Going goose hunting in Mound City end of Feburary.
What should I expect or take,any help from from you guys that have been there.
Griz


----------



## nodakoutdoors.com (Feb 27, 2002)

It can be one of the heaviest hunted areas during the entire spring season, and for obvious reasons....it usually stages a lot of birds.


----------



## Pete (Jun 3, 2005)

You can drive the perimeter and find sets everywhere. When birds use Big Lake it can be another option. The bar/grill in Big Lake also makes a great burger. Any days with wind you should get birds just because of sheer numbers.


----------



## PJ (Oct 1, 2002)

Bring tennis shoes or a very large decoy spread. Be prepared to buy a NE license if the birds fly out that way while you are there.


----------



## goosegrinder (Mar 4, 2005)

Are you going with a guide? One of the heaviest hunted areas for spring snows.

Alex


----------



## beakbuster (Feb 1, 2007)

Griz- I hope you did your homework on a good guide. Get out and do some tune up shooting. Most of the guides that I have used out there are calling shots between 60 and 80 yards. good luck! I will be in Marryville MO. the 1st of March.


----------



## goosegrinder (Mar 4, 2005)

I'd walk out of the field if a guide started calling the shots that far.We have no problems with getting birds to actually decoy to within 20yds. or closer. I just don't get those long shots at all.

Alex


----------



## goose (Jul 19, 2003)

Ill be down in mound feb 24ish weekend. We are taking our chances at freelancing. I talked to some some guides and they told me as long as you get out 4-5 miles from the refuge you can get on land so we got our fingeres crossed.
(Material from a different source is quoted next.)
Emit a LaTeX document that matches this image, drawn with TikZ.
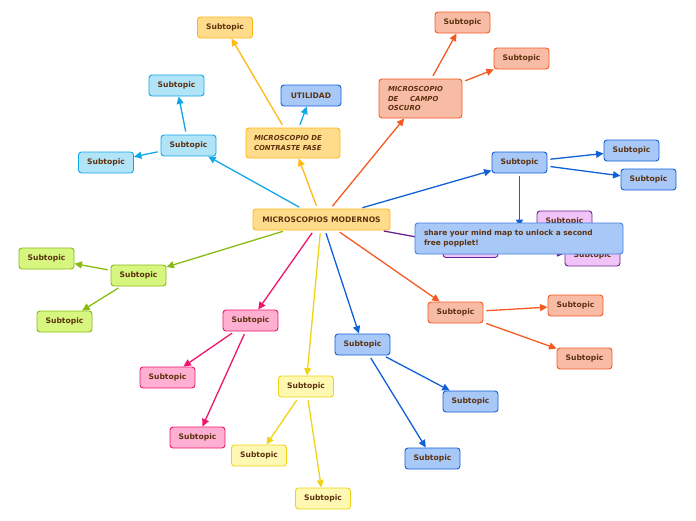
\documentclass[tikz,border=0pt]{standalone}
\usepackage{fontspec}
\setmainfont{DejaVu Sans}
\usepackage{xcolor}
\usetikzlibrary{arrows.meta}

\definecolor{txt}{HTML}{5C3210}
\definecolor{orfill}{HTML}{FFDC8C}
\definecolor{ordraw}{HTML}{FFB814}
\definecolor{cyfill}{HTML}{B2E4F8}
\definecolor{cydraw}{HTML}{12A8E8}
\definecolor{blfill}{HTML}{A8C8F8}
\definecolor{bldraw}{HTML}{1060D8}
\definecolor{safill}{HTML}{F8BCA6}
\definecolor{sadraw}{HTML}{F55A22}
\definecolor{grfill}{HTML}{D6F680}
\definecolor{grdraw}{HTML}{88BB12}
\definecolor{pifill}{HTML}{FFB0D2}
\definecolor{pidraw}{HTML}{F0146E}
\definecolor{yefill}{HTML}{FFF8B2}
\definecolor{yedraw}{HTML}{F0D414}
\definecolor{pufill}{HTML}{F0C4F8}
\definecolor{pudraw}{HTML}{6A2490}

\begin{document}
\begin{tikzpicture}[x=1pt,y=-1pt,
  every node/.style={font=\fontsize{7.6}{9}\selectfont\bfseries, text=txt},
  topic/.style={draw, rounded corners=3pt, line width=0.9pt,
    minimum width=55pt, minimum height=21pt, inner sep=2pt},
  orangebox/.style={topic, fill=orfill, draw=ordraw},
  cyanbox/.style={topic, fill=cyfill, draw=cydraw},
  bluebox/.style={topic, fill=blfill, draw=bldraw},
  salmonbox/.style={topic, fill=safill, draw=sadraw},
  greenbox/.style={topic, fill=grfill, draw=grdraw},
  pinkbox/.style={topic, fill=pifill, draw=pidraw},
  yellowbox/.style={topic, fill=yefill, draw=yedraw},
  purplebox/.style={topic, fill=pufill, draw=pudraw},
  bigtext/.style={font=\fontsize{6.9}{9.6}\selectfont\bfseries\itshape, align=left},
  link/.style={line width=1.3pt, -{Triangle[length=7.5pt,width=7pt]}, shorten <=3pt},
]
\useasboundingbox (0,0) rectangle (696,520);

% main topic and branches
\node[orangebox, minimum width=137pt] (main) at (321.5,219.5) {MICROSCOPIOS MODERNOS};
\node[orangebox, bigtext, minimum height=30pt, text width=78pt, inner xsep=8pt]
  (fase) at (293,143) {MICROSCOPIO DE\\CONTRASTE FASE};
\node[bluebox, minimum width=60pt] (util) at (311,95.5) {UTILIDAD};
\node[salmonbox, bigtext, minimum height=39pt, text width=65pt, inner xsep=9pt]
  (oscuro) at (420.5,98.5) {MICROSCOPIO\\DE\hspace{1.7em}CAMPO\\OSCURO};

\node[orangebox] (orA) at (225,27.5) {Subtopic};
\node[salmonbox] (saA) at (462.5,22.5) {Subtopic};
\node[salmonbox] (saB) at (521.5,58.5) {Subtopic};

\node[cyanbox] (cyA) at (188.5,145.5) {Subtopic};
\node[cyanbox] (cyB) at (176.5,85.5) {Subtopic};
\node[cyanbox] (cyC) at (106,162.5) {Subtopic};

\node[bluebox] (blA) at (519.5,162.5) {Subtopic};
\node[bluebox] (blB) at (631.5,150.5) {Subtopic};
\node[bluebox] (blC) at (648.5,179.5) {Subtopic};

\node[purplebox] (puA) at (470.5,247) {Subtopic};
\node[purplebox] (puB) at (564.5,221.5) {Subtopic};
\node[purplebox] (puC) at (592.5,255.5) {Subtopic};

\node[greenbox] (grA) at (138.5,275.5) {Subtopic};
\node[greenbox] (grB) at (46.5,258.5) {Subtopic};
\node[greenbox] (grC) at (64.5,321.5) {Subtopic};

\node[pinkbox] (piA) at (250.5,320.5) {Subtopic};
\node[pinkbox] (piB) at (167.5,377.5) {Subtopic};
\node[pinkbox] (piC) at (197.5,437.5) {Subtopic};

\node[yellowbox] (yeA) at (306,386.5) {Subtopic};
\node[yellowbox] (yeB) at (259,455.5) {Subtopic};
\node[yellowbox] (yeC) at (323,498.5) {Subtopic};

\node[bluebox] (blD) at (362.5,344.5) {Subtopic};
\node[bluebox] (blE) at (470.5,401.5) {Subtopic};
\node[bluebox] (blF) at (432.5,458.5) {Subtopic};

\node[salmonbox] (saC) at (455.5,312.5) {Subtopic};
\node[salmonbox] (saD) at (575.5,305.5) {Subtopic};
\node[salmonbox] (saE) at (584.5,358.5) {Subtopic};

\coordinate (blEnd) at (519.5,227);

\draw[link, ordraw] (main) -- (fase);
\draw[link, ordraw] (fase) -- (orA);
\draw[link, cydraw] (fase) -- (util);
\draw[link, cydraw] (main) -- (cyA);
\draw[link, cydraw] (cyA) -- (cyB);
\draw[link, cydraw] (cyA) -- (cyC);
\draw[link, sadraw] (main) -- (oscuro);
\draw[link, sadraw] (oscuro) -- (saA);
\draw[link, sadraw] (oscuro) -- (saB);
\draw[link, bldraw] (main) -- (blA);
\draw[link, bldraw] (blA) -- (blB);
\draw[link, bldraw] (blA) -- (blC);
\draw[link, bldraw] (blA) -- (blEnd);
\draw[link, pudraw] (main) -- (puA);
\draw[link, pudraw] (puA) -- (puB);
\draw[link, pudraw] (puA) -- (puC);
\draw[link, grdraw] (main) -- (grA);
\draw[link, grdraw] (grA) -- (grB);
\draw[link, grdraw] (grA) -- (grC);
\draw[link, pidraw] (main) -- (piA);
\draw[link, pidraw] (piA) -- (piB);
\draw[link, pidraw] (piA) -- (piC);
\draw[link, yedraw] (main) -- (yeA);
\draw[link, yedraw] (yeA) -- (yeB);
\draw[link, yedraw] (yeA) -- (yeC);
\draw[link, bldraw] (main) -- (blD);
\draw[link, bldraw] (blD) -- (blE);
\draw[link, bldraw] (blD) -- (blF);
\draw[link, sadraw] (main) -- (saC);
\draw[link, sadraw] (saC) -- (saD);
\draw[link, sadraw] (saC) -- (saE);

% banner on top
\node[bluebox, draw=bldraw!80!white, minimum width=208pt, minimum height=31pt,
  text width=190pt, inner xsep=9pt, align=left, font=\fontsize{7.4}{9.4}\selectfont\bfseries]
  (banner) at (519,238.5) {share your mind map to unlock a second\\free popplet!};
\end{tikzpicture}
\end{document}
We are just hoping to get a corn field in the flight path.


----------



## grizhunter (Jan 20, 2007)

Thanks for all the tips guys.
There are six of us going one of our group will be making his third trip I think we have a good guide service(top gun guide service).If they call 80yrd shots while using steel shot well lets just say we will have a conference just to let them know we are not a bunch of dummies.LOLOLO

Just think 6 Benellis all with extended tubes-I can hear the sweet music now.
Thanks all
Griz


----------



## northerngoosehunter (Mar 22, 2006)

"Just think 6 Benellis all with extended tubes-I can hear the sweet music now."

I can also hear the music, "damn, Shi%, freakin single shot, aaa, eerr, piece of crap, I just cleaned this, f#$k, any one have a knife?


----------



## calisnowhunter (Jun 7, 2006)

that sounds like me every weekend. do you think the birds will be in se nebraska by feb 23rd?


----------



## kaiserduckhelm (May 26, 2005)

calisnowhunter said:


> that sounds like me every weekend. do you think the birds will be in se nebraska by feb 23rd?


Forcast for the next ten days is high's in the single digits and teens.  Long range forcasts is for a snowy late Febuary. Might change, but today its 28 degrees out and it feels like a tropical heatwave compared to how its been. If this weather doesn't break the guides in the area are gonna have empty skies for there clients to look at.


----------



## Ridge Nelson (Jan 19, 2006)

There may not be any birds there, right now there are none  . Pete are you talkin about The Prop? Besides the obvious problem of not having birds the other problem will be is finding an unplowed cornfield. Im think 70 to 80 percent of the fields are plowed. A good place that may be less pressured is the area north to slighty northeast of mound city in the hills, and the snows use this area pretty regular. I agree it is a heavly pressured area, lots of spreads but lots of birds.


----------



## jkern (Aug 10, 2005)

Kaiserduckhelm,

Where are you getting your longterm forecast from? Just curious.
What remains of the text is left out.